Il ne voulut point, cependant, rejoindre son corps sans être allé passer quelques jours à Paris auprès de son ancien général. « Je trouvai Kléber, écrit-il, installé dans ce qu’il appelait son ermitage, pavillon isolé situé sur les hauteurs de Chaillot, d’où l’on embrasse toute la vue du Champ de Mars. Il vit là très retiré, traité presque en suspect par le gouvernement, auquel il n’a pas craint de témoigner son peu de sympathie. Il s’occupe d’études militaires, voyant seulement ses anciens compagnons d’armes. Jourdan, avec lequel il s’est réconcilié, est, avec Moreau, un de ses hôtes les plus assidus. »

« Pendant mon séjour à Paris, ajoute Reiset, j’eus occasion maintes fois de constater, en fréquentant divers officiers, combien les formes extérieures adoptées dans l’armée du Rhin et dans celle d’Italie sont différentes. L’armée d’Italie se glorifie d’être une armée révolutionnaire, composée de citoyens et non une armée de messieurs, comme ils nous appellent dédaigneusement. »

Il revint encore à Paris en janvier 1798, pour faire ses adieux à Kléber qui allait en Égypte, et qu’il ne devait plus revoir.

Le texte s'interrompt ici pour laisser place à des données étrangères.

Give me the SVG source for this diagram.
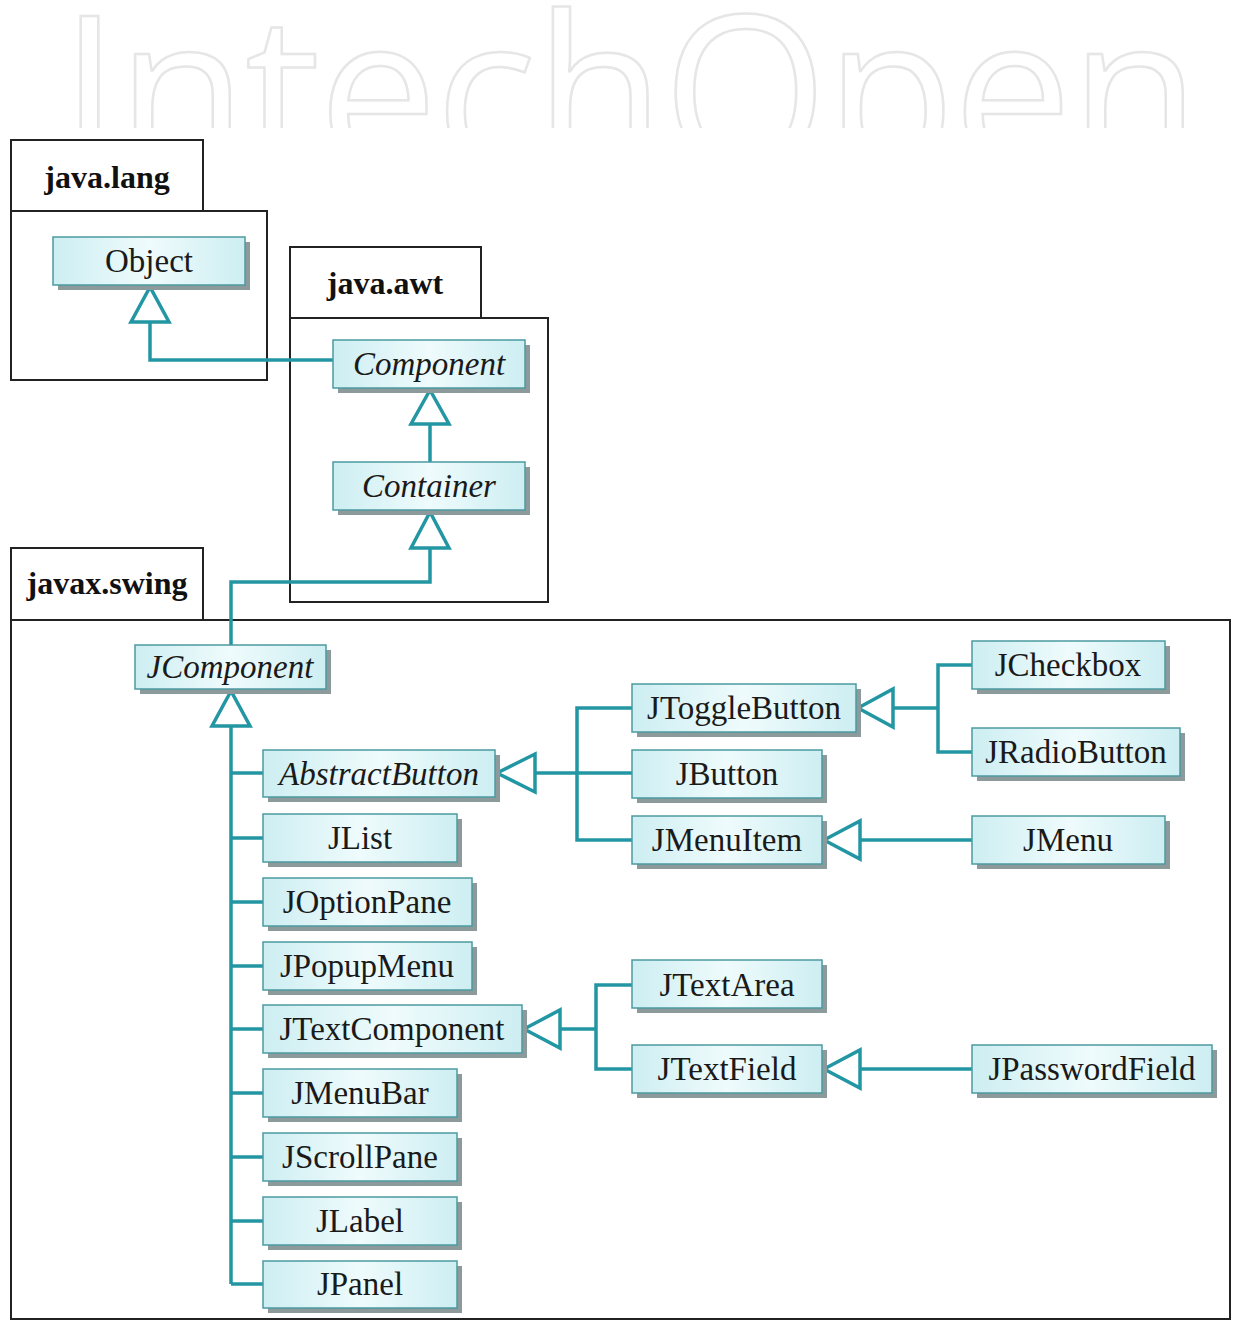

C’est durant ce séjour qu’il lui fut donné pour la première fois d’approcher le général Bonaparte : « Je pus me rendre compte aussitôt, dit-il, de l’enthousiasme qu’il excitait. Il affectait pourtant une grande simplicité, et cherchait le plus possible, par coquetterie peut-être, à se soustraire aux ovations dont il était l’objet chaque fois qu’il se montrait en public. »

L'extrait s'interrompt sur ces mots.